Can introverts and ESTPs collaborate effectively in scientific settings?
Introverts and ESTPs can form highly productive scientific partnerships when each type’s strengths are recognized and respected. Introverted types often contribute depth of theoretical analysis, careful documentation, and sustained focus on complex abstract problems. ESTPs contribute hands-on experimentation, rapid iteration, social facilitation, and the ability to act decisively on incomplete information. The historical record suggests that many significant scientific breakthroughs involved collaborations between these complementary styles, even when the individuals involved did not have the language of personality type to describe what they were doing.
What are the biggest challenges ESTP scientists face in long-term research careers?

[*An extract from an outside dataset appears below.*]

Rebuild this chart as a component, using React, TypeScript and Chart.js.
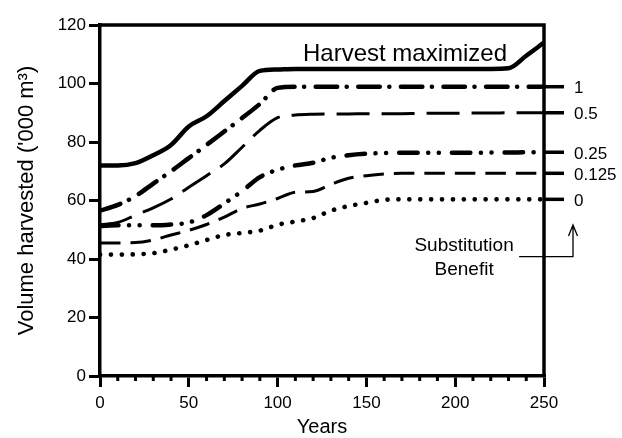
import React, { useEffect, useRef } from "react";
import { Chart, registerables } from "chart.js";

Chart.register(...registerables);

// ---- data ----
const years = [0, 10, 20, 30, 40, 50, 60, 70, 80, 90, 100, 110, 120, 130, 140, 150, 160, 170, 180, 190, 200, 210, 220, 230, 240, 250];
const harvestMax = [72, 72, 72.8, 75.5, 79, 85.3, 88.8, 94, 99.2, 104.3, 104.8, 105, 105, 105, 105, 105, 105, 105, 105, 105, 105, 105, 105, 105.2, 109.5, 114];
const benefit1 = [56.5, 58.5, 61.5, 65.8, 70, 74.5, 79, 83.6, 88.2, 93, 98.5, 98.9, 98.9, 98.9, 98.9, 98.9, 98.9, 98.9, 98.9, 98.9, 98.9, 98.9, 98.9, 98.9, 98.9, 98.9];
const benefit05 = [51.7, 52.5, 55, 57.5, 60.5, 64.5, 68.5, 72.5, 78.2, 84, 88.3, 89.2, 89.5, 89.6, 89.6, 89.7, 89.7, 89.7, 89.8, 89.8, 89.8, 89.9, 89.9, 90, 90, 90];
const benefit025 = [51.3, 51.5, 51.5, 51.5, 51.8, 52.5, 55, 59, 63.2, 68, 70.5, 72, 72.9, 74.6, 75.5, 76, 76.2, 76.3, 76.3, 76.3, 76.3, 76.3, 76.4, 76.4, 76.5, 76.5];
const benefit0125 = [45.5, 45.5, 45.6, 46.5, 48.2, 49.8, 51.8, 54.3, 57.3, 58.8, 60.7, 62.8, 63.1, 65.5, 67.6, 68.5, 69.1, 69.3, 69.3, 69.3, 69.3, 69.3, 69.3, 69.3, 69.3, 69.3];
const benefit0 = [41.5, 41.5, 41.6, 42, 43.2, 44.7, 46.5, 48.2, 48.9, 49.7, 51.7, 52.8, 54, 56.5, 58.1, 59.2, 60.2, 60.4, 60.4, 60.4, 60.4, 60.4, 60.4, 60.4, 60.4, 60.4];
const benefitLabels = ["1", "0.5", "0.25", "0.125", "0"];
const harvestLabel = "Harvest maximized";
const substitutionLabel = ["Substitution", "Benefit"];
const xTitle = "Years";
const yTitle = "Volume harvested ('000 m\u00B3)";

const FONT = "'Liberation Sans', Arial, Helvetica, sans-serif";

const toPts = (vals: number[]) => years.map((x, i) => ({ x, y: vals[i] }));

const decorPlugin = {
  id: "decor",
  afterDraw(chart: any) {
    const { ctx, chartArea, scales } = chart;
    const xs = scales.x;
    const ys = scales.y;
    const { left, right, top, bottom } = chartArea;
    ctx.save();
    ctx.strokeStyle = "#000";
    ctx.fillStyle = "#000";
    ctx.lineCap = "butt";

    // frame: top and right
    ctx.lineWidth = 3.5;
    ctx.beginPath();
    ctx.moveTo(left, top);
    ctx.lineTo(right, top);
    ctx.moveTo(right, top - 1.75);
    ctx.lineTo(right, bottom);
    ctx.stroke();

    // minor x ticks
    ctx.lineWidth = 3;
    for (let v = 10; v < 250; v += 10) {
      if (v % 50 === 0) continue;
      const px = xs.getPixelForValue(v);
      ctx.beginPath();
      ctx.moveTo(px, bottom);
      ctx.lineTo(px, bottom + 5);
      ctx.stroke();
    }

    // right-side ticks + labels for each substitution benefit
    const ends = [benefit1, benefit05, benefit025, benefit0125, benefit0].map((a) => a[a.length - 1]);
    ctx.lineWidth = 3.5;
    ctx.font = `17px ${FONT}`;
    ctx.textAlign = "left";
    ctx.textBaseline = "middle";
    ends.forEach((v, i) => {
      const py = ys.getPixelForValue(v);
      ctx.beginPath();
      ctx.moveTo(right, py);
      ctx.lineTo(right + 20, py);
      ctx.stroke();
      ctx.fillText(benefitLabels[i], right + 30, py + 2);
    });

    // Harvest maximized label
    ctx.font = `24px ${FONT}`;
    ctx.textAlign = "left";
    ctx.textBaseline = "alphabetic";
    ctx.fillText(harvestLabel, xs.getPixelForValue(114.3), ys.getPixelForValue(107.8));

    // Substitution Benefit label
    ctx.font = `19px ${FONT}`;
    ctx.textAlign = "center";
    const cx = xs.getPixelForValue(205);
    ctx.fillText(substitutionLabel[0], cx, ys.getPixelForValue(42.8));
    ctx.fillText(substitutionLabel[1], cx, ys.getPixelForValue(34.5));

    // bracket with arrow
    const yLine = ys.getPixelForValue(40.8);
    const yTip = ys.getPixelForValue(51.6);
    const xArrow = right + 29;
    ctx.lineWidth = 1.3;
    ctx.beginPath();
    ctx.moveTo(xs.getPixelForValue(236), yLine);
    ctx.lineTo(xArrow, yLine);
    ctx.lineTo(xArrow, yTip);
    ctx.moveTo(xArrow - 4.5, yTip + 11);
    ctx.lineTo(xArrow, yTip);
    ctx.lineTo(xArrow + 4.5, yTip + 11);
    ctx.stroke();

    ctx.restore();
  },
};

export default function App() {
  const ref = useRef<HTMLCanvasElement | null>(null);

  useEffect(() => {
    if (!ref.current) return;
    const common = { pointRadius: 0, fill: false, cubicInterpolationMode: "monotone" as const, borderColor: "#000" };
    const chart = new Chart(ref.current, {
      type: "line",
      data: {
        datasets: [
          { ...common, label: harvestLabel, data: toPts(harvestMax), borderWidth: 4.5, borderCapStyle: "butt" },
          { ...common, label: benefitLabels[0], data: toPts(benefit1), borderWidth: 4.5, borderCapStyle: "round", borderDash: [21.5, 9.5, 0.1, 11.5] },
          { ...common, label: benefitLabels[1], data: toPts(benefit05), borderWidth: 3, borderCapStyle: "butt", borderDash: [33, 12] },
          { ...common, label: benefitLabels[2], data: toPts(benefit025), borderWidth: 4.5, borderCapStyle: "round", borderDash: [18.5, 10.5, 0.1, 10.5, 0.1, 13] },
          { ...common, label: benefitLabels[3], data: toPts(benefit0125), borderWidth: 3, borderCapStyle: "butt", borderDash: [20.5, 10] },
          { ...common, label: benefitLabels[4], data: toPts(benefit0), borderWidth: 4.6, borderCapStyle: "round", borderDash: [0.1, 10.8] },
        ],
      },
      options: {
        responsive: false,
        animation: false,
        devicePixelRatio: 1,
        layout: { padding: { top: 25, right: 78, left: 0, bottom: 0 } },
        plugins: { legend: { display: false }, tooltip: { enabled: false } },
        scales: {
          x: {
            type: "linear",
            min: 0,
            max: 250,
            afterFit: (s: any) => { s.height = 62; },
            ticks: { stepSize: 50, color: "#000", font: { family: FONT, size: 17 }, padding: 6, maxRotation: 0 },
            grid: { drawOnChartArea: false, drawTicks: true, tickLength: 11, lineWidth: 3, color: "#000" },
            border: { display: true, width: 3.5, color: "#000" },
            title: { display: true, text: xTitle, color: "#000", font: { family: FONT, size: 20 }, padding: { top: 0, bottom: -1 } },
          },
          y: {
            type: "linear",
            min: 0,
            max: 120,
            afterFit: (s: any) => { s.width = 100; },
            ticks: { stepSize: 20, color: "#000", font: { family: FONT, size: 17 }, padding: 3 },
            grid: { drawOnChartArea: false, drawTicks: true, tickLength: 11, lineWidth: 3, color: "#000" },
            border: { display: true, width: 3.5, color: "#000" },
            title: { display: true, text: yTitle, color: "#000", font: { family: FONT, size: 22 }, padding: { top: 14, bottom: 0 } },
          },
        },
      },
      plugins: [decorPlugin],
    } as any);
    return () => chart.destroy();
  }, []);

  return (
    <div style={{ position: "absolute", left: 0, top: 0, width: 622, height: 438, background: "#fff" }}>
      <canvas ref={ref} width={622} height={438} />
    </div>
  );
}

The primary challenges for ESTP scientists in long-term research careers involve sustaining engagement through slow periods, managing the tension between novelty-seeking and the sustained focus that deep research requires, and developing enough tolerance for abstract theoretical work to interpret and communicate their empirical findings effectively. ESTPs may also find the administrative and bureaucratic dimensions of academic or institutional science draining. The most successful ESTP scientists tend to address these challenges by building collaborative teams, creating structured routines that provide reliable stimulation, and choosing research areas that offer enough variety and hands-on engagement to sustain their energy over time.